Equipment – the Buy or Lease Decision
The latest round of tax reform has substantially increased the tax incentives and benefits of buying new and used business equipment. Even so, leasing of equipment is still an attractive alternative for many. If you are in business and are considering acquiring additional equipment (or may be in the future), it behooves you to know the pros and cons of both buying and leasing, so let's take a look at those.
From a purely tax standpoint, buying has the unique advantage of big potential up front tax savings. The combination of first-year bonus depreciation and what is known as the Section 179 deduction can pack wallop to your tax bill.
With first-year bonus depreciation, for most equipment, you can deduct 100% of the cost of both new AND used equipment you purchase (previously it was only available for new assets). In fact, this deduction is automatic unless you proactively elect out of taking it. This full expensing treatment is available through 2022, after which the percentage drops 20% per year until it expires at the end of 2026. Some assets, such as so-called "listed property" (like automobiles) have limits, so be aware of that.
The Section 179 deduction is much like bonus depreciation but is taken by election. Under Section 179, you can elect to take a current deduction for the cost of qualifying new and used business property up to a cost of $1 million. This is available for most types of business furnishings and equipment, but also includes software and qualified real property. The Section 179 deduction, however, is limited by your business income. Further, it is phased out for businesses that have qualified asset additions exceeding $2.5 million.
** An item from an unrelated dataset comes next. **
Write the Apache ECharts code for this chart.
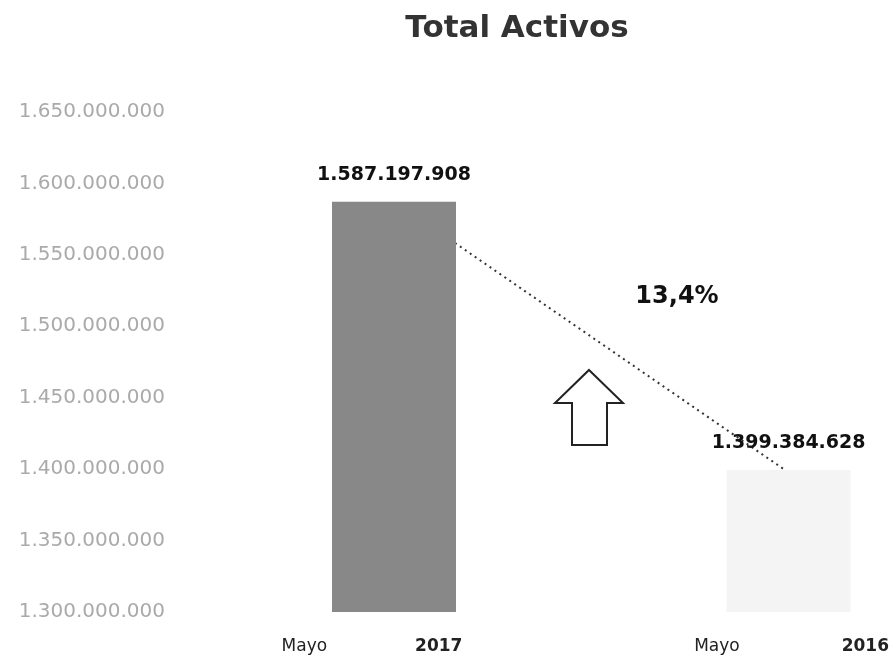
<!DOCTYPE html>
<html>
<head>
<meta charset="utf-8">
<script src="https://cdn.jsdelivr.net/npm/echarts@6/dist/echarts.min.js"></script>
<style>
  html, body { margin: 0; padding: 0; background: #fff; }
  #chart { width: 892px; height: 666px; }
</style>
</head>
<body>
<div id="chart"></div>
<script>
// datos
var categories = ['Mayo 2017', 'Mayo 2016'];
var totals = [1587197908, 1399384628];
var barColors = ['#888888', '#f4f4f4'];
var changeLabel = '13,4%';
var yMin = 1300000000, yMax = 1650000000, yStep = 50000000;

function puntos(v) {
  return String(v).replace(/\B(?=(\d{3})+(?!\d))/g, '.');
}

var chart = echarts.init(document.getElementById('chart'));
var option = {
  animation: false,
  title: {
    text: 'Total Activos',
    left: 512,
    top: 8,
    textAlign: 'center',
    textStyle: { fontFamily: 'DejaVu Sans', fontSize: 31, fontWeight: 'bold', color: '#333' }
  },
  grid: { left: 394, right: 103, top: 112, bottom: 54 },
  xAxis: {
    type: 'category',
    data: categories,
    boundaryGap: false,
    axisLine: { show: false },
    axisTick: { show: false },
    axisLabel: {
      margin: 26,
      formatter: function (v, i) {
        var p = v.split(' ');
        return '{a' + i + '|}{m|' + p[0] + '}{g' + i + '|}{y|' + p[1] + '}{b' + i + '|}';
      },
      rich: {
        m: { fontFamily: 'DejaVu Sans', fontSize: 17, color: '#222' },
        y: { fontFamily: 'DejaVu Sans', fontSize: 17, fontWeight: 'bold', color: '#222' },
        a0: { width: 0 }, g0: { width: 88 }, b0: { width: 44 },
        a1: { width: 6 }, g1: { width: 102 }, b1: { width: 0 }
      }
    }
  },
  yAxis: {
    type: 'value',
    min: yMin,
    max: yMax,
    interval: yStep,
    axisLine: { show: false },
    axisTick: { show: false },
    splitLine: { show: false },
    axisLabel: {
      margin: 229,
      fontFamily: 'DejaVu Sans',
      fontSize: 20,
      color: '#aaa',
      formatter: puntos
    }
  },
  series: [
    {
      // base invisible: las barras arrancan en el minimo del eje
      type: 'bar',
      stack: 'a',
      clip: false,
      barWidth: 124,
      silent: true,
      itemStyle: { color: 'transparent' },
      data: totals.map(function () { return yMin; })
    },
    {
      type: 'bar',
      stack: 'a',
      clip: false,
      barWidth: 124,
      data: totals.map(function (v, i) {
        return { value: v - yMin, itemStyle: { color: barColors[i] } };
      }),
      label: {
        show: true,
        position: 'top',
        distance: 17,
        fontFamily: 'DejaVu Sans',
        fontSize: 19,
        fontWeight: 'bold',
        color: '#111',
        formatter: function (p) { return puntos(totals[p.dataIndex]); }
      }
    }
  ],
  graphic: [
    {
      type: 'line',
      shape: { x1: 455, y1: 243, x2: 785, y2: 470 },
      style: { stroke: '#333', lineWidth: 2, lineDash: [2, 4] }
    },
    {
      type: 'polygon',
      shape: { points: [[589, 370], [623, 403], [607, 403], [607, 445], [572, 445], [572, 403], [555, 403]] },
      style: { fill: 'none', stroke: '#222', lineWidth: 2 }
    },
    {
      type: 'text',
      x: 677,
      y: 297,
      style: {
        text: changeLabel,
        align: 'center',
        verticalAlign: 'middle',
        font: 'bold 24px "DejaVu Sans"',
        fill: '#111'
      }
    }
  ]
};
chart.setOption(option);
</script>
</body>
</html>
Another pro of buying business assets is that once you pay for them, they are yours to keep and do with as you please. For assets that you intend to use for a long time (such as those whose useful life is unaffected by changes in technology), this can be a worthy investment.
The most obvious downside may be the fact that you have to come up with the money to buy the equipment, tying up funds that may be needed elsewhere. Even if the purchase is financed, chances are a significant down payment will be required, and, of course, a loan can affect your credit rating.
Other cons include the risk of obsolescence, and maintenance and repair issues and related expenses, as wells as, the hassle and cost of disposing of the assets once no longer needed.
Leasing can be attractive due to cash flow considerations. There are typically cost savings upfront since you do not have to come up with the full purchase price or usually even a down payment. This leaves cash available for other business needs.
Leasing may also be more viable if your credit rating leaves something to be desired or have limited financing options. The lease payments are usually tax deductible as paid, as opposed to a purchase where the asset cost is deducted as described earlier. Caveat: there are certain kind of "leases" that are really nothing more than disguised purchases (usually with a bargain purchase clause at the lease's end); these are treated as a purchase of the asset, not a lease.
The most obvious con probably is that you do not "own" the asset, i.e., you have no equity in it, therefore, when the lease is over, you have to give it back and you get nothing in return as you would if you were to sell it.
Another downer is that typically over the long haul, the lease will cost you more than had you bought it in the first place. Also, with a lease, you more than likely are locked in for the entirety of the lease term even if you stop using the asset, or at a minimum may be subject to an early-termination fee of some kind.
So there you have it. A variety of considerations go into whether to lease or buy equipment or other assets for use in your business. Which decision is right for you requires some thought and planning for the future.